Dubbed as Ethereum Improvement Proposal 1559, or EIP-1559, the update expects to do away with the Ethereum network’s major issue: higher transaction fees. It would do so by replacing Ethereum’s “first-price-action” fee model with a base network fee that would fluctuate based on network demand.
Vitalik Buterin and Eric Conner, the author of EIP-1559, anticipates that the protocol would create a more efficient fee market and simplify gas payment process for clients and decentralized application software.
Meanwhile, EIP-1559 also proposes to burn transaction fees, thereby introducing deflation to the Ethereum ecosystem. Its impact on ETH prices could be similar to how Bitcoin halving impacts BTC/USD rates — lower supply against higher demand leading up to higher prices.
Nevertheless, some believe that EIP-1559 is not bullish for ETH as it appears to be. Kyle Samani, managing partner at Multicoin Capital argued that if the bids for ETH/USD goes up, Ethereum would still become expensive to use.
Many people view EIP 1559 as bullish for Ethereum. However, @KyleSamani and @kaiynne think adopting EIP 1559 could have a few pitfalls — such as unit bias and higher gas fees (since ETH would be more expensive).

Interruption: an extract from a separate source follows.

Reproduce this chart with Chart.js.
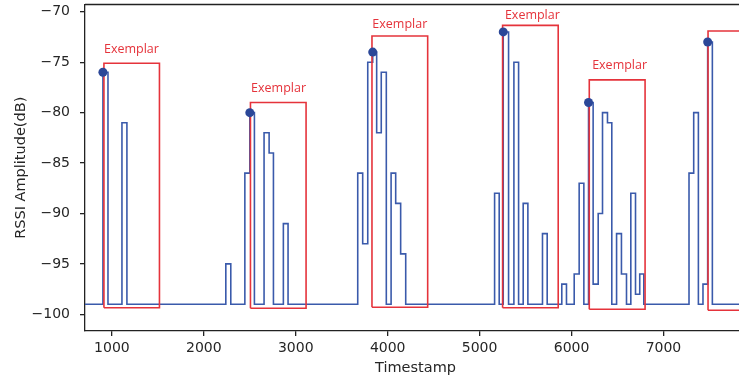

What do you think? Are you worried EIP 1559 could hurt Ethereum? pic.twitter.com/tbUTsrNWSd
— Laura Shin (@laurashin) May 26, 2021
OKEx analyst Rick Delaney also appeared cautious in calling EIP-1559 an all-and-all bullish event for ETH. Nevertheless, he added that the proposal would make Ethereum attractive for wealthier investors.
“A potentially deflationary ETH — thanks to EIP-1559’s fee-burn mechanism — may enhance the asset’s appeal among the planet’s wealthiest investors,” Delaney said in April. “Similarly, the launch of staking as part of an ongoing upgrade to Ethereum 2.0 appears to be contributing to the current rising demand.”
Decreasing amount of Ether on exchanges
A recent Glassnode data shows that ETH continues to flow out of cryptocurrency exchanges even after its 40% price crash.
The “Ethereum: Balance on Exchange — All Exchanges” metric showed that ETH reserves held across trading platforms’ hot wallets dropped from 13.9 million on May 1 to 13.1 million on May 1 — a 5.75% drop.
The consistent ETH withdrawals suggested that traders either want to hold on to their crypto holdings in anticipation of higher dollar-based returns in the future, or they want to deposit them in DeFi liquidity pools to earn consistent interest rate returns.
Technical structure breakout
At least two independent analysts see Ether prices resuming their bull trend on technical setups.
Ideally, the Triangle pattern surfaces during a bearish correction; it should result in a continuation breakout move to the downside. Nevertheless, PostyXBT expected the price to maintain the Triangle support while targeting its resistance trendline for a bullish breakout move.
“Nothing to bank on and no trade to take right now, just something that I am watching,” the pseudonymous analyst added.
“No reason for aggressive entries in these market conditions. Lower low invalidates the idea.”
The Crypto Cactus, another independent analyst, built a similar upside outlook for Ethereum except spotting the cryptocurrency atop medium-term ascending trendline support, as shown in the chart below.
The analyst, cautious like PostyXBT, noted that traders could enter a long position on a perfect retest of its current resistance trendline (the horizontal line near the $2,500-2,600 area).
“Still completely avoiding leverage as spot has swings move that enough to make it interesting,” he added.